TO BE DONE
Skip the pictures and quote all of the lines exactly.

— Begin DATASET EXCERPT —

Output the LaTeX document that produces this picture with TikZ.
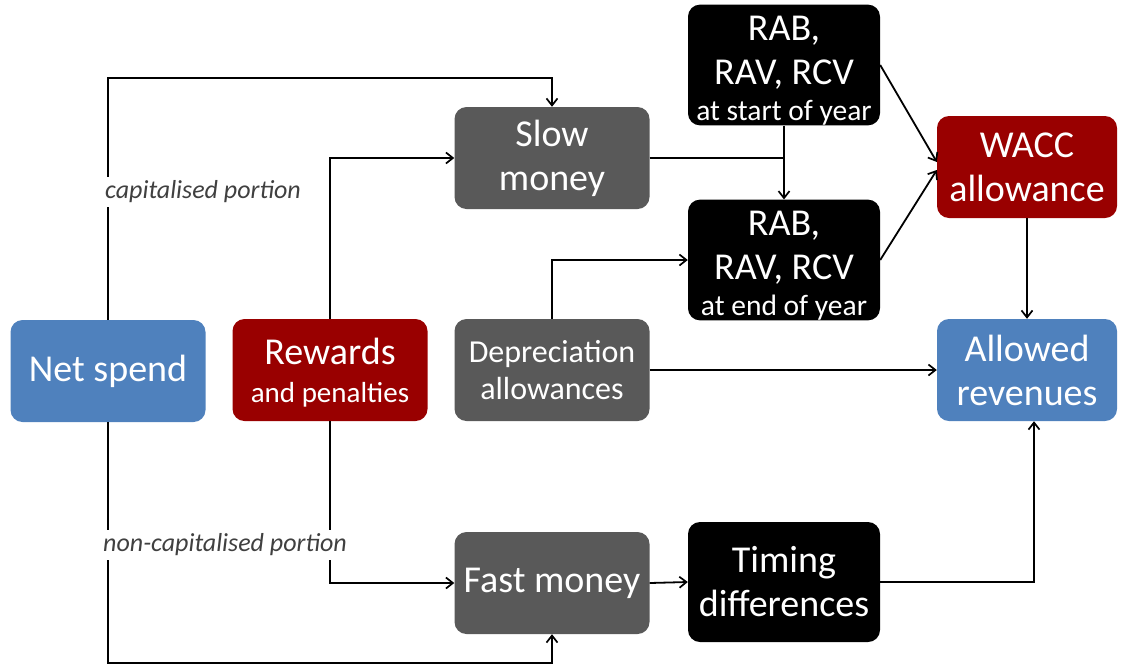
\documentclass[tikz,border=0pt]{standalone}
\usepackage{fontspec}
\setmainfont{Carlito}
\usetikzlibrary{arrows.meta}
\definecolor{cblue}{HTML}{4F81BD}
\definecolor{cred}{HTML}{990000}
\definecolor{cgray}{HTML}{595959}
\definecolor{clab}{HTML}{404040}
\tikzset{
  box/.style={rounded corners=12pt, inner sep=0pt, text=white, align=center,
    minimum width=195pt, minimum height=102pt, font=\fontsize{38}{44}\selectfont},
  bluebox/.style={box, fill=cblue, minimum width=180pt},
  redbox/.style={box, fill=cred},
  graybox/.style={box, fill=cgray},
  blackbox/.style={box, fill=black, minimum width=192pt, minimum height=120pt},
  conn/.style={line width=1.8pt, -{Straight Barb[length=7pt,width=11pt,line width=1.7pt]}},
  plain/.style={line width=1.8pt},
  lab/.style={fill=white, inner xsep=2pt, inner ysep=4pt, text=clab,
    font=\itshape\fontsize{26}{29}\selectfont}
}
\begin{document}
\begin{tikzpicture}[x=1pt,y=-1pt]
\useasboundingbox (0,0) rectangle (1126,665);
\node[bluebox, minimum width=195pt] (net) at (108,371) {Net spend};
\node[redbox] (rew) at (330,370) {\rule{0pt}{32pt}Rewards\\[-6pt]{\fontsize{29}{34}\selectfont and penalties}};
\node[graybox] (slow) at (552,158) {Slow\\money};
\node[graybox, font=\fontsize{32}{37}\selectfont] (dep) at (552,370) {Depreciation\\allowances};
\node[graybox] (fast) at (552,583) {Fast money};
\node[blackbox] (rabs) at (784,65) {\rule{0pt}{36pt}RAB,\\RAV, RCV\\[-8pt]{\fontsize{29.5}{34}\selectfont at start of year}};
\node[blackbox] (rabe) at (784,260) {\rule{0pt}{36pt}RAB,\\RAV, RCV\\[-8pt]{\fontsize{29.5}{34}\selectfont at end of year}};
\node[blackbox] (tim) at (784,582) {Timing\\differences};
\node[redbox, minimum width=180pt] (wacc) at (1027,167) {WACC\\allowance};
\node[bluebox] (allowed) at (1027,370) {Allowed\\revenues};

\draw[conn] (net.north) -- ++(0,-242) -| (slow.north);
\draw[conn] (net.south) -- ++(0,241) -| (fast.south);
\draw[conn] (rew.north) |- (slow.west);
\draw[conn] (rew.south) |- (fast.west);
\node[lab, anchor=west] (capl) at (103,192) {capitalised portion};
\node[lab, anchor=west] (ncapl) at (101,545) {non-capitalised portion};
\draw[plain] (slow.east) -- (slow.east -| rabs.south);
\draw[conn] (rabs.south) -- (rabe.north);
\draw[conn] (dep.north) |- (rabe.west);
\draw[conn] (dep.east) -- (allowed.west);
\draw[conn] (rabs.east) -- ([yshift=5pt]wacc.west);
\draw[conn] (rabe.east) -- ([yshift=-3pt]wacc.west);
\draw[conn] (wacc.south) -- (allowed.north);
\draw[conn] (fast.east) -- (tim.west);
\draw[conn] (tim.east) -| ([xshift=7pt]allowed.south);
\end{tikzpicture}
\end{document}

— End DATASET EXCERPT —

REPLY TO THE TASK
Output the LaTeX document that produces this picture with TikZ.
\documentclass[tikz,border=0pt]{standalone}
\usepackage{fontspec}
\setmainfont{Carlito}
\usetikzlibrary{arrows.meta}
\definecolor{cblue}{HTML}{4F81BD}
\definecolor{cred}{HTML}{990000}
\definecolor{cgray}{HTML}{595959}
\definecolor{clab}{HTML}{404040}
\tikzset{
  box/.style={rounded corners=12pt, inner sep=0pt, text=white, align=center,
    minimum width=195pt, minimum height=102pt, font=\fontsize{38}{44}\selectfont},
  bluebox/.style={box, fill=cblue, minimum width=180pt},
  redbox/.style={box, fill=cred},
  graybox/.style={box, fill=cgray},
  blackbox/.style={box, fill=black, minimum width=192pt, minimum height=120pt},
  conn/.style={line width=1.8pt, -{Straight Barb[length=7pt,width=11pt,line width=1.7pt]}},
  plain/.style={line width=1.8pt},
  lab/.style={fill=white, inner xsep=2pt, inner ysep=4pt, text=clab,
    font=\itshape\fontsize{26}{29}\selectfont}
}
\begin{document}
\begin{tikzpicture}[x=1pt,y=-1pt]
\useasboundingbox (0,0) rectangle (1126,665);
\node[bluebox, minimum width=195pt] (net) at (108,371) {Net spend};
\node[redbox] (rew) at (330,370) {\rule{0pt}{32pt}Rewards\\[-6pt]{\fontsize{29}{34}\selectfont and penalties}};
\node[graybox] (slow) at (552,158) {Slow\\money};
\node[graybox, font=\fontsize{32}{37}\selectfont] (dep) at (552,370) {Depreciation\\allowances};
\node[graybox] (fast) at (552,583) {Fast money};
\node[blackbox] (rabs) at (784,65) {\rule{0pt}{36pt}RAB,\\RAV, RCV\\[-8pt]{\fontsize{29.5}{34}\selectfont at start of year}};
\node[blackbox] (rabe) at (784,260) {\rule{0pt}{36pt}RAB,\\RAV, RCV\\[-8pt]{\fontsize{29.5}{34}\selectfont at end of year}};
\node[blackbox] (tim) at (784,582) {Timing\\differences};
\node[redbox, minimum width=180pt] (wacc) at (1027,167) {WACC\\allowance};
\node[bluebox] (allowed) at (1027,370) {Allowed\\revenues};

\draw[conn] (net.north) -- ++(0,-242) -| (slow.north);
\draw[conn] (net.south) -- ++(0,241) -| (fast.south);
\draw[conn] (rew.north) |- (slow.west);
\draw[conn] (rew.south) |- (fast.west);
\node[lab, anchor=west] (capl) at (103,192) {capitalised portion};
\node[lab, anchor=west] (ncapl) at (101,545) {non-capitalised portion};
\draw[plain] (slow.east) -- (slow.east -| rabs.south);
\draw[conn] (rabs.south) -- (rabe.north);
\draw[conn] (dep.north) |- (rabe.west);
\draw[conn] (dep.east) -- (allowed.west);
\draw[conn] (rabs.east) -- ([yshift=5pt]wacc.west);
\draw[conn] (rabe.east) -- ([yshift=-3pt]wacc.west);
\draw[conn] (wacc.south) -- (allowed.north);
\draw[conn] (fast.east) -- (tim.west);
\draw[conn] (tim.east) -| ([xshift=7pt]allowed.south);
\end{tikzpicture}
\end{document}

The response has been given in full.